Indépendance. Les méthodes de travail, le large spectre des rencontres de la délégation et le temps consacré à chaque entretien (deux heures minimum) sont à l’origine de ces inquiétudes car aux antipodes des missions précédentes. Jusqu’ici, en effet, la plupart des délégations n’ont pas accordé une importance essentielle aux droits de l’homme, de leur plein gré ou que les autorités aient rendu impossibles des rencontres avec les avocats des prisonniers ou les familles de «disparus». La mission Soares – qui a signifié son indépendance en habitant dans un hôtel international de la capitale -, a au contraire largement abordé ce dossier. Elle a, certes, rencontré des ministres, le tout-puissant chef d’état-major Mohamed Lamari et le président Liamine Zeroual, tout en évitant les représentants de la «famille révolutionnaire» ou des «organisations de masse» qui ne lui en auraient pas appris plus.

Fax anonymes. Elle a respecté son engagement de ne pas voir de responsables du FIS. Mais elle s’est aussi entretenue avec tous les organismes de droits de l’homme, les personnalités sensibles à ce dossier, des partis d’opposition, bref, des interlocuteurs susceptibles de donner le pouls de pans entiers de la population qui échappent au regard des visiteurs étrangers. «Nous avons le droit de recevoir qui nous voulons», aura même rétorqué Soares pour couper court aux questions sur les critères du choix des interlocuteurs du panel, qui s’est rendu en Kabylie, à Beni Messous, un des trois villages martyrs près d’Alger et, fait sans précédent, a passé six heures à la prison de Serkadji, théâtre d’une mutinerie matée dans le sang début 1995 (100 morts, dont 96 détenus).

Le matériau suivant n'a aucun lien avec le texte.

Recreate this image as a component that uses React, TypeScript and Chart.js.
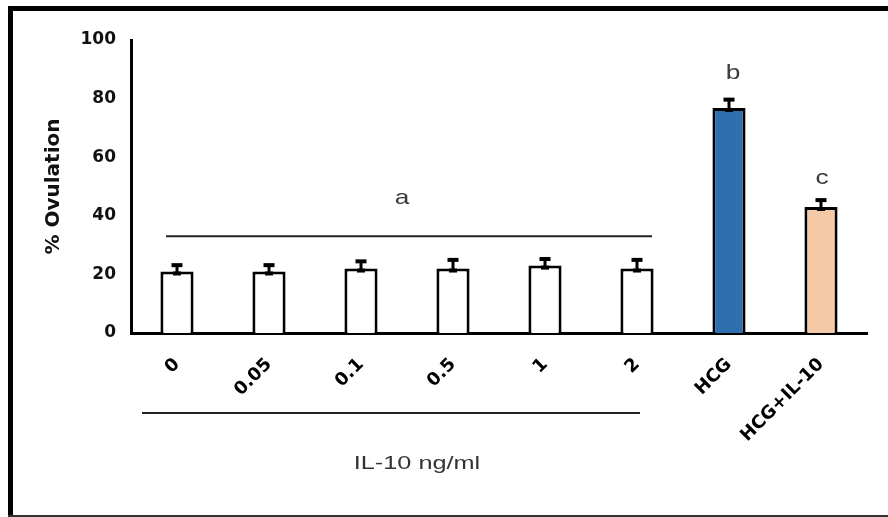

La délégation a aussi reçu des dizaines de fax et de lettres, déposés ou envoyés anonymement à son hôtel.

Ces signes d’indépendance, sa volonté de savoir «qui sont les auteurs de la violence» et l’absence de toute information sur l’état d’esprit du «panel» ont ajouté à l’inquiétude des autorités et de la presse. Aux deux extrêmes de l’éventail politique, le quotidien le Matin, très opposé à toute négociation avec le FIS, et l’islamiste «modéré» Mahfoud Nahnah ont dénoncé cette «commission d’enquête qui ne dit pas son nom», tandis que le FLN (ex-parti unique) refusait de rencontrer la mission. Tous semblent cependant ne pas vouloir injurier l’avenir en attendant le rapport préliminaire que la délégation remettra jeudi à Kofi Annan, le secrétaire général de l’ONU.

«Outrageant». Un rapport sévère tomberait particulièrement mal pour Alger, qui a rejeté lundi le rapport «outrageant» du Comité des droits de l’homme de l’ONU de Genève, qui recommandait des enquêtes indépendantes sur le comportement des forces de sécurité lors des massacres. Reste à savoir si une mission onusienne, en visite à Alger, pourra se montrer moins rigoureuse que l’ONU à Genève.